Stand-up India: According to the available data, 81% of beneficiaries of this scheme are women entrepreneurs.

Mahila e-Haat: It is an online marketing platform to support women entrepreneurs. The platform offers an opportunity for women entrepreneurs to leverage technology for showcasing products manufactured by them.

Pradhan Mantri MUDRA Yojana

Read more: UN India business forum, NITI Aayog form consortium to help women entrepreneurs
Women-Led Start-ups

The Government, policymakers, investors, corporates, and other civil society organisations have developed various ways to support women-led start-ups. For instance,

Women Entrepreneurship Platform (WEP) of NITI Aayog.

Mission Youth: It is a pioneering initiative of the Government of Jammu and Kashmir. Its aim is to provide all-around facilitation for the youth under various schemes. Under this initiative, “Tejaswani” has been launched explicitly for women.

WE Hub: It is an initiative of the Telangana Government. It is India’s first State-led Incubator to promote and foster women’s entrepreneurship. They facilitate the access to technical, financial, governmental, and policy support required to start up, scale-up, sustain and accelerate the women-led start-ups.

Women Start-up Programme: Indian Institute of Management Bangalore’s Start-up and Innovation Hub runs this programme. The programme aims to support ambitious and innovative women entrepreneurs by transforming their idea into business ventures and enhancing their entrepreneurial and managerial skills.

Capacity-building programmes: In fields such as marketing, operations management, quality controls, and financial management, etc.

Read more: Kerala CM launches capacity development programme for women entrepreneurs
What are the challenges in promoting Women Entrepreneurs?

Societal pressures: Entrepreneurship comes with its own set of challenges for both genders. However, the challenges for women are more significant. They are confronted with societal pressures in most regions in India.

Create rural-urban divide: Women Entrepreneurs are generally concentrated in the urban areas. This significantly impacts the rural population where the patriarchal affects are more stark.

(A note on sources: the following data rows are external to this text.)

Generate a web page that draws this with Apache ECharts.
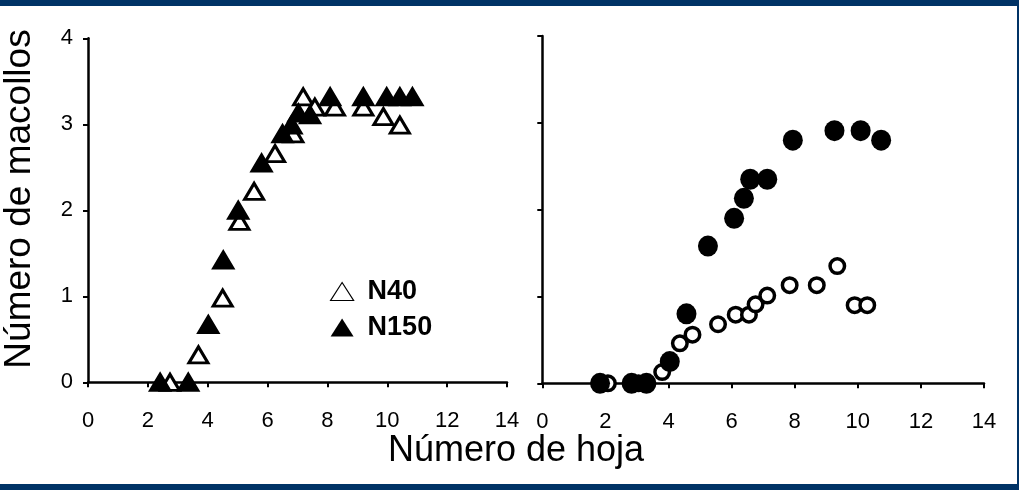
<!DOCTYPE html>
<html>
<head>
<meta charset="utf-8">
<script src="https://cdn.jsdelivr.net/npm/echarts@6/dist/echarts.min.js"></script>
<style>
html,body{margin:0;padding:0;background:#fff;}
#c{width:1019px;height:490px;}
</style>
</head>
<body>
<div id="c"></div>
<script>
// Left panel (triangles)
var leftN40X = [2.74, 3.69, 4.50, 5.06, 5.55, 6.25, 6.86, 7.19, 7.58, 8.25, 9.20, 9.87, 10.42];
var leftN40Y = [0, 0.32, 0.98, 1.87, 2.22, 2.66, 2.89, 3.32, 3.20, 3.20, 3.20, 3.09, 2.99];
var leftN150X = [2.41, 3.35, 4.02, 4.52, 5.02, 5.80, 6.50, 6.80, 7.03, 7.42, 8.09, 9.20, 9.98, 10.42, 10.84];
var leftN150Y = [0, 0, 0.67, 1.42, 2.00, 2.55, 2.89, 2.99, 3.13, 3.11, 3.32, 3.32, 3.32, 3.32, 3.32];
// Right panel (circles)
var rightOpenX = [2.08, 3.05, 3.80, 4.36, 4.76, 5.57, 6.13, 6.55, 6.76, 7.13, 7.84, 8.70, 9.35, 9.90, 10.30];
var rightOpenY = [0, 0, 0.13, 0.46, 0.56, 0.68, 0.79, 0.79, 0.91, 1.01, 1.13, 1.13, 1.35, 0.90, 0.90];
var rightFilledX = [1.83, 2.83, 3.30, 4.04, 4.57, 5.25, 6.08, 6.39, 6.59, 7.13, 7.94, 9.26, 10.09, 10.74];
var rightFilledY = [0, 0, 0, 0.25, 0.80, 1.58, 1.90, 2.13, 2.35, 2.35, 2.80, 2.91, 2.91, 2.80];
// Axis texts
var xTitle = 'Número de hoja';
var yTitle = 'Número de macollos';
var legendNames = ['N40', 'N150'];

function pairs(xs, ys){ return xs.map(function(x,i){ return [x, ys[i]]; }); }

var FONT = '"Liberation Sans", Arial, sans-serif';
var BLUE = '#003366';

function xAxisCfg(gi){
  return {
    type:'value', gridIndex:gi, min:0, max:14, interval:2,
    axisLine:{show:true, onZero:false, lineStyle:{color:'#000', width:2.5}},
    axisTick:{show:true, inside:false, length:5, lineStyle:{color:'#000', width:2}},
    axisLabel:{show:true, color:'#000', fontSize:22, fontFamily:FONT, margin:28},
    splitLine:{show:false}
  };
}
function yAxisCfg(gi, showLabel){
  return {
    type:'value', gridIndex:gi, min:0, max:4, interval:1,
    axisLine:{show:true, onZero:false, lineStyle:{color:'#000', width:2.5}},
    axisTick:{show:true, inside:false, length:5, lineStyle:{color:'#000', width:2}},
    axisLabel:{show:showLabel, color:'#000', fontSize:22, fontFamily:FONT, margin:15},
    splitLine:{show:false}
  };
}

var chart = echarts.init(document.getElementById('c'), null, {renderer:'canvas'});
chart.setOption({
  backgroundColor: BLUE,
  animation:false,
  textStyle:{fontFamily:FONT},
  graphic:[
    {type:'rect', z:-100, silent:true, shape:{x:0, y:6, width:1017, height:478}, style:{fill:'#fff'}},
    {type:'text', silent:true, x:516, y:451, style:{text:xTitle, font:'36px ' + FONT, fill:'#000', textAlign:'center', textVerticalAlign:'middle'}},
    {type:'text', silent:true, x:20, y:199, rotation:Math.PI/2, style:{text:yTitle, font:'37px ' + FONT, fill:'#000', textAlign:'center', textVerticalAlign:'middle'}}
  ],
  legend:{
    orient:'vertical', left:325, top:273, itemWidth:23, itemHeight:18, itemGap:9,
    symbolKeepAspect:false,
    textStyle:{fontSize:27, fontWeight:'bold', color:'#000', fontFamily:FONT, padding:[0,0,0,9]},
    selectedMode:false,
    data:[
      {name:legendNames[0], icon:'triangle', itemStyle:{color:'#fff', borderColor:'#000', borderWidth:1.2}},
      {name:legendNames[1], icon:'triangle', itemStyle:{color:'#000', borderColor:'#000', borderWidth:0}}
    ]
  },
  grid:[
    {left:88, top:38.3, width:419, height:344},
    {left:542.3, top:36, width:441.7, height:347.3}
  ],
  xAxis:[xAxisCfg(0), xAxisCfg(1)],
  yAxis:[yAxisCfg(0, true), yAxisCfg(1, false)],
  series:[
    {name:legendNames[0], type:'scatter', xAxisIndex:0, yAxisIndex:0, symbol:'triangle', symbolSize:[19,16],
     itemStyle:{color:'#fff', borderColor:'#000', borderWidth:3, opacity:1}, data:pairs(leftN40X, leftN40Y), z:2},
    {name:legendNames[1], type:'scatter', xAxisIndex:0, yAxisIndex:0, symbol:'triangle', symbolSize:[19,16],
     itemStyle:{color:'#000', borderColor:'#000', borderWidth:3, opacity:1}, data:pairs(leftN150X, leftN150Y), z:3},
    {name:'N40 (der.)', type:'scatter', xAxisIndex:1, yAxisIndex:1, symbol:'circle', symbolSize:14.5,
     itemStyle:{color:'#fff', borderColor:'#000', borderWidth:3.5, opacity:1}, data:pairs(rightOpenX, rightOpenY), z:2},
    {name:'N150 (der.)', type:'scatter', xAxisIndex:1, yAxisIndex:1, symbol:'circle', symbolSize:[20,21],
     itemStyle:{color:'#000', borderColor:'#000', borderWidth:0, opacity:1}, data:pairs(rightFilledX, rightFilledY), z:3}
  ]
});
</script>
</body>
</html>
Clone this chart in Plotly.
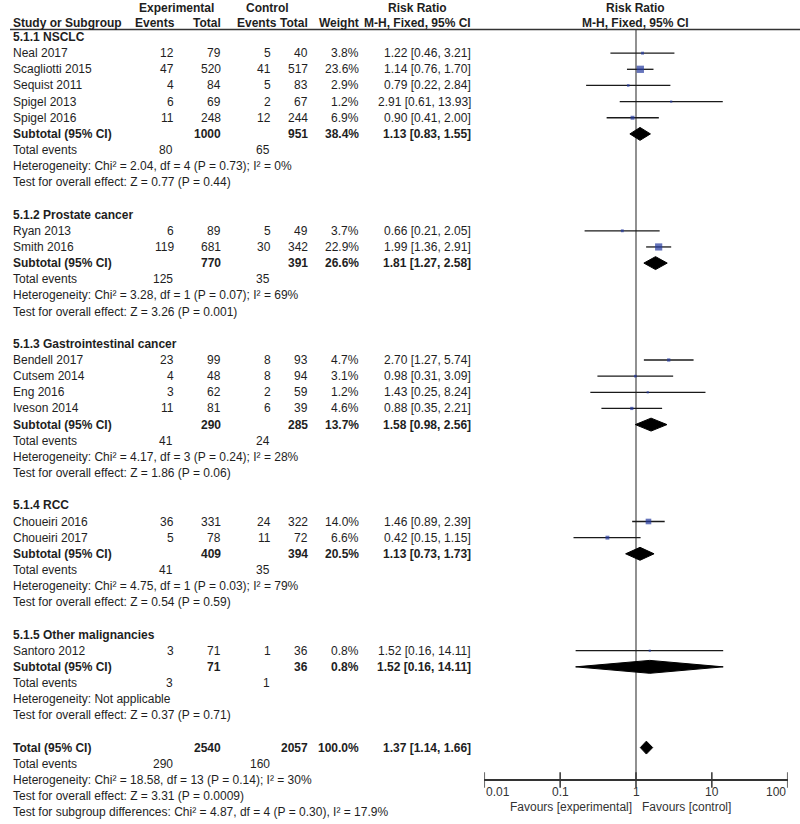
import math
import plotly.graph_objects as go

# ---------------- data ----------------
studies = ["Neal 2017", "Scagliotti 2015", "Sequist 2011", "Spigel 2013", "Spigel 2016",
           "Ryan 2013", "Smith 2016",
           "Bendell 2017", "Cutsem 2014", "Eng 2016", "Iveson 2014",
           "Choueiri 2016", "Choueiri 2017",
           "Santoro 2012"]
study_group = [0, 0, 0, 0, 0, 1, 1, 2, 2, 2, 2, 3, 3, 4]
exp_events = [12, 47, 4, 6, 11, 6, 119, 23, 4, 3, 11, 36, 5, 3]
exp_total = [79, 520, 84, 69, 248, 89, 681, 99, 48, 62, 81, 331, 78, 71]
ctl_events = [5, 41, 5, 2, 12, 5, 30, 8, 8, 2, 6, 24, 11, 1]
ctl_total = [40, 517, 83, 67, 244, 49, 342, 93, 94, 59, 39, 322, 72, 36]
weights = [3.8, 23.6, 2.9, 1.2, 6.9, 3.7, 22.9, 4.7, 3.1, 1.2, 4.6, 14.0, 6.6, 0.8]
rr = [1.22, 1.14, 0.79, 2.91, 0.90, 0.66, 1.99, 2.70, 0.98, 1.43, 0.88, 1.46, 0.42, 1.52]
rr_lo = [0.46, 0.76, 0.22, 0.61, 0.41, 0.21, 1.36, 1.27, 0.31, 0.25, 0.35, 0.89, 0.15, 0.16]
rr_hi = [3.21, 1.70, 2.84, 13.93, 2.00, 2.05, 2.91, 5.74, 3.09, 8.24, 2.21, 2.39, 1.15, 14.11]

groups = ["5.1.1 NSCLC", "5.1.2 Prostate cancer", "5.1.3 Gastrointestinal cancer",
          "5.1.4 RCC", "5.1.5 Other malignancies"]
sub_exp_total = [1000, 770, 290, 409, 71]
sub_ctl_total = [951, 391, 285, 394, 36]
sub_exp_events = [80, 125, 41, 41, 3]
sub_ctl_events = [65, 35, 24, 35, 1]
sub_weight = [38.4, 26.6, 13.7, 20.5, 0.8]
sub_rr = [1.13, 1.81, 1.58, 1.13, 1.52]
sub_lo = [0.83, 1.27, 0.98, 0.73, 0.16]
sub_hi = [1.55, 2.58, 2.56, 1.73, 14.11]
sub_het = ["Heterogeneity: Chi² = 2.04, df = 4 (P = 0.73); I² = 0%",
           "Heterogeneity: Chi² = 3.28, df = 1 (P = 0.07); I² = 69%",
           "Heterogeneity: Chi² = 4.17, df = 3 (P = 0.24); I² = 28%",
           "Heterogeneity: Chi² = 4.75, df = 1 (P = 0.03); I² = 79%",
           "Heterogeneity: Not applicable"]
sub_test = ["Test for overall effect: Z = 0.77 (P = 0.44)",
            "Test for overall effect: Z = 3.26 (P = 0.001)",
            "Test for overall effect: Z = 1.86 (P = 0.06)",
            "Test for overall effect: Z = 0.54 (P = 0.59)",
            "Test for overall effect: Z = 0.37 (P = 0.71)"]

tot_exp_total, tot_ctl_total = 2540, 2057
tot_exp_events, tot_ctl_events = 290, 160
tot_weight = 100.0
tot_rr, tot_lo, tot_hi = 1.37, 1.14, 1.66
tot_lines = ["Heterogeneity: Chi² = 18.58, df = 13 (P = 0.14); I² = 30%",
             "Test for overall effect: Z = 3.31 (P = 0.0009)",
             "Test for subgroup differences: Chi² = 4.87, df = 4 (P = 0.30), I² = 17.9%"]

tick_vals = [0.01, 0.1, 1, 10, 100]
tick_text = ["0.01", "0.1", "1", "10", "100"]

# ---------------- layout helpers ----------------
W, H = 800, 824
ROW0, DROW = 37.0, 16.15


def ry(p):
    """screen pixel y -> row units"""
    return (p - ROW0) / DROW


FONT = "Liberation Sans, Arial, sans-serif"
TXT = "#1e1e1e"
FS = 12

X_NAME = 11
X_EE, X_ET, X_CE, X_CT, X_W, X_RR = 176, 223, 273, 310, 361, 473

ann = []


def t(x, y, s, anchor="left", bold=False, size=FS, color=TXT, xref="x"):
    ann.append(dict(x=x, y=y, xref=xref, yref="y", text=("<b>%s</b>" % s) if bold else s,
                    showarrow=False, xanchor=anchor, yanchor="middle",
                    font=dict(family=FONT, size=size, color=color)))


def rrtxt(a, b, c):
    return "%.2f [%.2f, %.2f]" % (a, b, c)


# headers
h1, h2 = ry(8), ry(23)
t(176, h1, "Experimental", "center", True)
t(267, h1, "Control", "center", True)
t(417, h1, "Risk Ratio", "center", True)
t(X_NAME, h2, "Study or Subgroup", "left", True)
t(X_EE + 1, h2, "Events", "right", True)
t(X_ET, h2, "Total", "right", True)
t(279, h2, "Events", "right", True)
t(X_CT, h2, "Total", "right", True)
t(X_W, h2, "Weight", "right", True)
t(X_RR, h2, "M-H, Fixed, 95% CI", "right", True)

study_rows = []
sub_rows = []
r = 0
for g in range(len(groups)):
    t(X_NAME, r, groups[g], "left", True)
    r += 1
    for i, sg in enumerate(study_group):
        if sg != g:
            continue
        study_rows.append(r)
        t(X_NAME, r, studies[i])
        t(X_EE, r, str(exp_events[i]), "right")
        t(X_ET, r, str(exp_total[i]), "right")
        t(X_CE, r, str(ctl_events[i]), "right")
        t(X_CT, r, str(ctl_total[i]), "right")
        t(X_W, r, "%.1f%%" % weights[i], "right")
        t(X_RR, r, rrtxt(rr[i], rr_lo[i], rr_hi[i]), "right")
        r += 1
    sub_rows.append(r)
    t(X_NAME, r, "Subtotal (95% CI)", "left", True)
    t(X_ET, r, str(sub_exp_total[g]), "right", True)
    t(X_CT, r, str(sub_ctl_total[g]), "right", True)
    t(X_W, r, "%.1f%%" % sub_weight[g], "right", True)
    t(X_RR, r, rrtxt(sub_rr[g], sub_lo[g], sub_hi[g]), "right", True)
    r += 1
    t(X_NAME, r, "Total events")
    t(X_EE - 1, r, str(sub_exp_events[g]), "right")
    t(X_CE - 1, r, str(sub_ctl_events[g]), "right")
    r += 1
    t(X_NAME, r, sub_het[g])
    r += 1
    t(X_NAME, r, sub_test[g])
    r += 2

tot_row = r
t(X_NAME, r, "Total (95% CI)", "left", True)
t(X_ET, r, str(tot_exp_total), "right", True)
t(X_CT, r, str(tot_ctl_total), "right", True)
t(X_W, r, "%.1f%%" % tot_weight, "right", True)
t(X_RR, r, rrtxt(tot_rr, tot_lo, tot_hi), "right", True)
r += 1
t(X_NAME, r, "Total events")
t(X_EE - 1, r, str(tot_exp_events), "right")
t(X_CE - 1, r, str(tot_ctl_events), "right")
r += 1
for line in tot_lines:
    t(X_NAME, r, line)
    r += 1

# forest panel headers
t(635, h1, "Risk Ratio", "center", True)
t(635, h2, "M-H, Fixed, 95% CI", "center", True)

AX_Y = ry(780)
t(634, ry(807), "Favours [experimental]", "right", color="#333")
t(640, ry(807), "Favours [control]", "left", color="#333")

# tick labels: outer ones kept inside the axis span, as in RevMan
for k, (v, s) in enumerate(zip(tick_vals, tick_text)):
    anc = "left" if k == 0 else ("right" if k == len(tick_vals) - 1 else "center")
    t(math.log10(v), ry(792), s, anc, color="#333", xref="x2")

# ---------------- traces ----------------
fig = go.Figure()
fig.add_trace(go.Scatter(x=[0, W], y=[0, 0], mode="markers", marker=dict(opacity=0),
                         hoverinfo="skip", showlegend=False, xaxis="x", yaxis="y"))

# null line
fig.add_trace(go.Scatter(x=[1, 1], y=[ry(29), AX_Y], mode="lines",
                         line=dict(color="#555", width=1.3), xaxis="x2", yaxis="y",
                         showlegend=False, hoverinfo="skip"))

# CI lines
cx, cy = [], []
for i in range(len(studies)):
    cx += [rr_lo[i], rr_hi[i], None]
    cy += [study_rows[i], study_rows[i], None]
fig.add_trace(go.Scatter(x=cx, y=cy, mode="lines", line=dict(color="#1a1a1a", width=1.3),
                         xaxis="x2", yaxis="y", showlegend=False, hoverinfo="skip"))

# squares (area ~ weight)
sizes = [max(2.2, 1.5 * w ** 0.5) for w in weights]
fig.add_trace(go.Scatter(x=rr, y=study_rows, mode="markers",
                         marker=dict(symbol="square", size=sizes, color="#23399e", line=dict(width=0)),
                         xaxis="x2", yaxis="y", showlegend=False))

# diamonds
HH = 0.4
dia = [(sub_rr[g], sub_lo[g], sub_hi[g], sub_rows[g]) for g in range(len(groups))]
dia.append((tot_rr, tot_lo, tot_hi, tot_row))
for est, lo, hi, row in dia:
    fig.add_trace(go.Scatter(x=[lo, est, hi, est, lo], y=[row, row - HH, row, row + HH, row],
                             mode="lines", fill="toself", fillcolor="#000",
                             line=dict(color="#000", width=1), xaxis="x2", yaxis="y",
                             showlegend=False, hoverinfo="skip"))

# axis tick marks (both sides of axis line)
fig.add_trace(go.Scatter(x=tick_vals, y=[AX_Y] * len(tick_vals), mode="markers",
                         marker=dict(symbol="line-ns", size=11, line=dict(color="#333", width=1.5)),
                         xaxis="x2", yaxis="y", showlegend=False, hoverinfo="skip"))

x0p, x1p = 484.3, 787.7
fig.update_layout(
    width=W, height=H, margin=dict(l=0, r=0, t=0, b=0, pad=0),
    plot_bgcolor="white", paper_bgcolor="white",
    xaxis=dict(domain=[0, 1], range=[0, W], visible=False, fixedrange=True),
    xaxis2=dict(domain=[x0p / W, x1p / W], type="log", range=[-2, 2],
                anchor="free", position=1 - 780 / H,
                showline=True, linecolor="#333", linewidth=1.5,
                showgrid=False, zeroline=False, ticks="", automargin=False,
                showticklabels=False, fixedrange=True),
    yaxis=dict(domain=[0, 1], range=[ry(H), ry(0)], visible=False, fixedrange=True),
    annotations=ann,
    shapes=[dict(type="line", xref="x", yref="y", x0=10, x1=W, y0=ry(29.5), y1=ry(29.5),
                 line=dict(color="#333", width=1.3))],
    showlegend=False,
)

# remove the browser's default 8px body margin so the figure fills the window
fig.write_html("out.html", config={"displayModeBar": False},
               post_script="document.body.style.margin='0';document.body.style.overflow='hidden';")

Limited access to finance: This is one of the main challenges faced by Women Entrepreneurs. The lack of access to formal financing institutions, coupled with a lack of collateral for loans, often keeps women away from entrepreneurship opportunities.

Lack of technological exposure: This creates barriers to the success of women as entrepreneurs in rural areas specifically. UNIDO-led study on barriers to women’s entrepreneurship found that women were influenced more by traditional and internal factors than by legal or regulatory obstacles when starting their business.

Disparity in science, technology, engineering, and math (STEM) sector: Women make up only 28% of the STEM workforce, and men vastly outnumber women majoring in most STEM fields in college. This creates a disparity in STEM sectors, as these sectors will throw up more jobs than expected in the future.

What should be done to promote Women Entrepreneurs?

Improve the quantity and quality of the start-ups and enterprises established by the women. This can be done by increasing their access to capital. Support in funding would make it easier for women to scale up their endeavours.

Exclusive support: The government should facilitate support during pregnancy and other benefits of childcare. This can create a supportive work environment for them to choose entrepreneurship as a career choice.

Focus on gender-neutrality: A report published by McKinsey Global Institute states that US$ 12 trillion could be added to global GDP by 2025 by advancing women’s equality.

The report identifies six types of intervention to bridge the gender gap: (1) Financial incentives and support; (2) Technology and infrastructure; (3) Creating economic opportunity; (4) Capability building; (5) Advocacy and shaping attitudes; and (6) Laws, policies, and regulations.

Read more: Involving women in the economy is not a social cause, rather it is a source of efficiency gains and economic growth

There is a need for emphasised and positive policies in favour of women for building strong economics of the country, through various initiatives and scaling up of the initiatives that already exist in the country.